Posté le 21 février 2024

Après une thèse au CIRED, Béatrice a rejoint i3-CSI en 2019. « Je me suis spécialisée en sociologie des sciences et des techniques. Je m’intéresse aux méthodes de travail des chercheurs du groupe 3 du GIEC en charge des questions d’atténuation du changement climatique et de réduction des gaz à effet de serre. Plus précisément, j’étudie la prospective socio-économique du changement climatique et la façon dont sont construits les scénarios et les outils de prospective pour évaluer les différentes options d’actions sur le changement climatique » explique la jeune chercheuse.

« Ces scientifiques cherchent à évaluer les interactions et les interdépendances entre les systèmes technologiques, économiques, humains et les systèmes environnementaux c’est-à-dire le climat, les sols, les forêts... Des modèles créés à l’origine en sciences de l’environnement mais aussi en ingénierie et de l’économie ont été adaptés aux besoins des chercheurs et du GIEC. Un vrai travail de traduction des connaissances a été réalisé » reprend-t-elle.

Ces modèles et scénarios s’appuient sur des données autant qu’ils en produisent. Les travaux de chercheurs comme Jérôme Denis ont démontré que le recueil et l’articulation des données entre elles ainsi que leur classement sont un travail politique. Dans le cas du changement climatique, cela  structure l’éventail des futurs possibles qui sont envisagés à travers les scénarios et les modèles. Béatrice Cointe s’est intéressée à l’histoire des modèles de prospective globale afin de savoir comment les représentations des choix technologiques et la remise en question de la croissance économique avaient été discutées depuis les années 70.
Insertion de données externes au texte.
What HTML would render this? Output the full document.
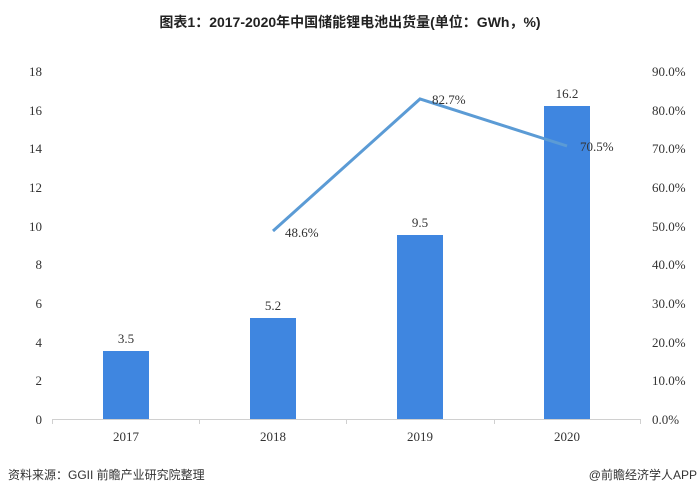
<!DOCTYPE html>
<html><head><meta charset="utf-8"><style>
body{margin:0;background:#fff;width:700px;height:496px;overflow:hidden}
svg text{font-family:"Liberation Serif","Noto Serif CJK SC",serif;fill:#333}
</style></head><body>
<svg width="700" height="496" xmlns="http://www.w3.org/2000/svg">
<text x="350" y="27" text-anchor="middle" style="font-family:'Liberation Sans','Noto Sans CJK SC',sans-serif;font-weight:bold;font-size:14px;fill:#222">图表1：2017-2020年中国储能锂电池出货量(单位：GWh，%)</text>
<g font-size="13" text-anchor="end">
<text x="42" y="424">0</text><text x="42" y="385">2</text><text x="42" y="347">4</text><text x="42" y="308">6</text><text x="42" y="269">8</text><text x="42" y="231">10</text><text x="42" y="192">12</text><text x="42" y="153">14</text><text x="42" y="115">16</text><text x="42" y="76">18</text>
</g>
<g font-size="13" text-anchor="start">
<text x="652" y="424">0.0%</text><text x="652" y="385">10.0%</text><text x="652" y="347">20.0%</text><text x="652" y="308">30.0%</text><text x="652" y="269">40.0%</text><text x="652" y="231">50.0%</text><text x="652" y="192">60.0%</text><text x="652" y="153">70.0%</text><text x="652" y="115">80.0%</text><text x="652" y="76">90.0%</text>
</g>
<line x1="52" y1="419.5" x2="641" y2="419.5" stroke="#d0d0d0"/>
<g stroke="#d0d0d0"><line x1="52.5" y1="419" x2="52.5" y2="424"/><line x1="199.5" y1="419" x2="199.5" y2="424"/><line x1="346.5" y1="419" x2="346.5" y2="424"/><line x1="494.5" y1="419" x2="494.5" y2="424"/><line x1="640.5" y1="419" x2="640.5" y2="424"/></g>
<g fill="#3f86e0">
<rect x="103" y="351" width="46" height="68"/>
<rect x="250" y="318" width="46" height="101"/>
<rect x="397" y="235" width="46" height="184"/>
<rect x="544" y="106" width="46" height="313"/>
</g>
<g font-size="13" text-anchor="middle">
<text x="126" y="343">3.5</text><text x="273" y="310">5.2</text><text x="420" y="227">9.5</text><text x="567" y="98">16.2</text>
<text x="126" y="441">2017</text><text x="273" y="441">2018</text><text x="420" y="441">2019</text><text x="567" y="441">2020</text>
</g>
<polyline points="273,231 420,99 567,146" fill="none" stroke="#5b9bd5" stroke-width="3"/>
<g font-size="13">
<text x="285" y="237">48.6%</text><text x="432" y="104">82.7%</text><text x="580" y="151">70.5%</text>
</g>
<text x="8" y="479" style="font-family:'Liberation Sans','Noto Sans CJK SC',sans-serif;font-size:12px;fill:#333">资料来源：GGII 前瞻产业研究院整理</text>
<text x="697" y="479" text-anchor="end" style="font-family:'Liberation Sans','Noto Sans CJK SC',sans-serif;font-size:12px;fill:#333">@前瞻经济学人APP</text>
</svg>
</body></html>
L’histoire de l’objectif de 1,5°C de réchauffement climatique acté lors de la COP 21 illustre très bien l’articulation parfois difficile entre les sciences du climat et les politiques du climat. Hélène Guillemot et Béatrice Cointe sur cette question ont montré que cet objectif qui semble être un objectif scientifique est avant tout un objectif diplomatique. Cet objectif a été poussé par une coalition de pays insulaires, les pays vulnérables au changement climatique et d’organisations philanthropiques internationales qui s’investissaient sur le climat. La recherche scientifique s’est développée a posteriori sur cet objectif une fois qu’il a été acté politiquement. « Le rapport du GIEC sur les 1,5 degré malgré les réticences initiales de nombreux scientifiques avait eu un rôle structurant de légitimation de l’objectif et aussi d’incitation à produire de la recherche sur ces questions à la fois sur les impacts et les politiques. Cet objectif illustre aussi une forme de codépendance entre les sciences du climat et les politiques du climat. Bien que considéré comme non atteignable car intervenu trop tard, l’objectif des 1,5°C semble nécessaire pour préserver l’élan autour de ces questions climatiques » détaille Béatrice.
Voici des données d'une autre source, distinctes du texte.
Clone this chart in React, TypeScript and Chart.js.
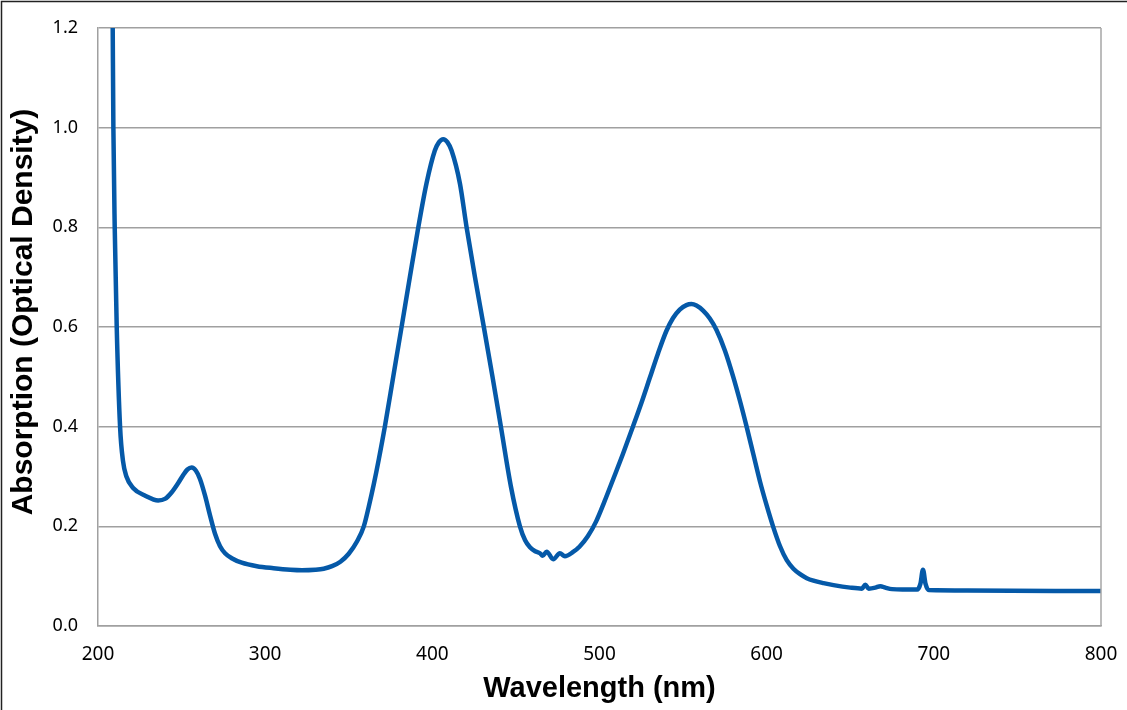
import React, { useEffect, useRef } from "react";
import { Chart, registerables } from "chart.js";

Chart.register(...registerables);

const wavelengths: number[] = [
  208.8, 209.2, 210.0, 211.2, 213.2, 215.0, 217, 221, 228, 236, 240, 244, 248, 251, 253.5, 256, 258.5, 261, 264, 267,
  270, 273, 276, 280, 286, 295, 305, 315, 322, 330, 335, 340, 345, 350, 355, 359, 362, 365, 368, 371.6, 376.6, 381.6,
  386.6, 391.6, 396.5, 401.5, 404, 406.5, 409, 411.5, 416.5, 420.5, 425.5, 430.8, 436, 441, 447, 452.4, 455.5, 458.4,
  461.5, 464.4, 466, 468.4, 472.3, 476.3, 479.3, 484, 488, 493, 498, 503, 508, 514, 520, 525, 530, 535, 540, 544, 548,
  552, 555, 558, 562, 566, 570, 575, 580, 584, 588, 592, 596, 600, 604, 608, 612, 616, 620, 624, 628, 634, 640, 650,
  657, 659, 661, 665, 668, 671, 675, 690, 692, 693.5, 695, 697, 720, 800,
];

const absorbance: number[] = [
  1.2, 1.0, 0.8, 0.6, 0.4, 0.33, 0.3, 0.277, 0.262, 0.252, 0.255, 0.268, 0.287, 0.303, 0.314, 0.318, 0.312, 0.295,
  0.262, 0.222, 0.185, 0.16, 0.146, 0.136, 0.127, 0.12, 0.116, 0.113, 0.112, 0.113, 0.115, 0.12, 0.129, 0.145, 0.17,
  0.2, 0.24, 0.285, 0.335, 0.4, 0.5, 0.6, 0.701, 0.8, 0.888, 0.954, 0.971, 0.977, 0.971, 0.954, 0.888, 0.8, 0.7, 0.6,
  0.5, 0.4, 0.28, 0.2, 0.172, 0.158, 0.15, 0.146, 0.141, 0.149, 0.134, 0.146, 0.14, 0.148, 0.159, 0.18, 0.21, 0.25,
  0.293, 0.345, 0.4, 0.447, 0.497, 0.547, 0.592, 0.618, 0.635, 0.644, 0.646, 0.643, 0.633, 0.617, 0.594, 0.553, 0.5,
  0.452, 0.4, 0.345, 0.29, 0.242, 0.198, 0.16, 0.132, 0.115, 0.104, 0.096, 0.091, 0.086, 0.082, 0.077, 0.075, 0.083,
  0.075, 0.077, 0.08, 0.077, 0.074, 0.073, 0.085, 0.113, 0.085, 0.072, 0.071, 0.07,
];

const xTicks: number[] = [200, 300, 400, 500, 600, 700, 800];
const yTicks: number[] = [0, 0.2, 0.4, 0.6, 0.8, 1.0, 1.2];

const xTitle = "Wavelength (nm)";
const yTitle = "Absorption (Optical Density)";

const framePlugin = {
  id: "framePlugin",
  beforeDraw(chart: any) {
    const { ctx, width, height } = chart;
    ctx.save();
    ctx.fillStyle = "#ffffff";
    ctx.fillRect(0, 0, width, height);
    ctx.strokeStyle = "#222222";
    ctx.lineWidth = 1.5;
    ctx.beginPath();
    ctx.moveTo(1.5, height);
    ctx.lineTo(1.5, 1.5);
    ctx.lineTo(width, 1.5);
    ctx.stroke();
    ctx.restore();
  },
  afterDatasetsDraw(chart: any) {
    const { ctx, chartArea } = chart;
    ctx.save();
    ctx.strokeStyle = "#a6a6a6";
    ctx.lineWidth = 1.5;
    ctx.beginPath();
    ctx.moveTo(chartArea.right, chartArea.top);
    ctx.lineTo(chartArea.right, chartArea.bottom);
    ctx.stroke();
    // y axis title
    ctx.fillStyle = "#000";
    ctx.font = "bold 30px 'Liberation Sans', Arial, sans-serif";
    ctx.textAlign = "center";
    ctx.textBaseline = "middle";
    ctx.translate(24, 312);
    ctx.rotate(-Math.PI / 2);
    ctx.fillText(yTitle, 0, 0);
    ctx.restore();
  },
};

export default function App() {
  const canvasRef = useRef<HTMLCanvasElement | null>(null);

  useEffect(() => {
    if (!canvasRef.current) return;
    const data = wavelengths.map((x, i) => ({ x, y: absorbance[i] }));
    const chart = new Chart(canvasRef.current, {
      type: "line",
      data: {
        datasets: [
          {
            data,
            borderColor: "#0559a8",
            borderWidth: 4.5,
            pointRadius: 0,
            fill: false,
            cubicInterpolationMode: "monotone",
            borderCapStyle: "round",
            borderJoinStyle: "round",
          },
        ],
      },
      options: {
        responsive: false,
        animation: false,
        devicePixelRatio: 1,
        layout: { padding: { left: 0, right: 26, top: 28, bottom: 0 } },
        plugins: { legend: { display: false }, tooltip: { enabled: false } },
        scales: {
          x: {
            type: "linear",
            min: 200,
            max: 800,
            afterBuildTicks: (scale: any) => {
              scale.ticks = xTicks.map((v) => ({ value: v }));
            },
            afterFit: (scale: any) => {
              scale.height = 84;
              scale.paddingLeft = 0;
              scale.paddingRight = 0;
            },
            grid: { display: false, drawTicks: false },
            border: { display: true, color: "#a0a0a0", width: 1.5 },
            ticks: {
              color: "#000",
              padding: 17,
              font: { family: "'Noto Sans', sans-serif", size: 19 },
            },
            title: {
              display: true,
              text: xTitle,
              color: "#000",
              font: { family: "'Liberation Sans', Arial, sans-serif", size: 29, weight: "bold" },
              padding: { top: 0, bottom: 4 },
            },
          },
          y: {
            min: 0,
            max: 1.2,
            afterBuildTicks: (scale: any) => {
              scale.ticks = yTicks.map((v) => ({ value: v }));
            },
            afterFit: (scale: any) => {
              scale.width = 98;
              scale.paddingTop = 0;
              scale.paddingBottom = 0;
            },
            grid: { color: "#a0a0a0", lineWidth: 1.5, drawTicks: false },
            border: { display: true, color: "#a0a0a0", width: 1.5 },
            ticks: {
              color: "#000",
              padding: 20,
              font: { family: "'Noto Sans', sans-serif", size: 18 },
              callback: (v: any) => Number(v).toFixed(1),
            },
            title: { display: false },
          },
        },
      },
      plugins: [framePlugin],
    });
    return () => chart.destroy();
  }, []);

  return (
    <div style={{ position: "absolute", left: 0, top: 0, width: 1127, height: 710, background: "#fff" }}>
      <canvas ref={canvasRef} width={1127} height={710} />
    </div>
  );
}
« Les scientifiques se sont sentis obligés de produire des connaissances pour justifier l’objectif des 1,5°C et le politique a toujours besoin d’avoir de la production scientifique qui peut légitimer ses décisions. Les modèles ajoutent des hypothèses comme les émissions négatives permettant d’absorber les émissions de gaz à effet de serre en quantité industrielle alors que ces technologies ne sont pas disponibles à grande échelle actuellement. Des débats ont lieu sur le maintien ou non de cet objectif qui semble déjà perdu alors que d’autres scientifiques ont une approche plus pragmatique et le considèrent comme un garde-fou » résume-t-elle.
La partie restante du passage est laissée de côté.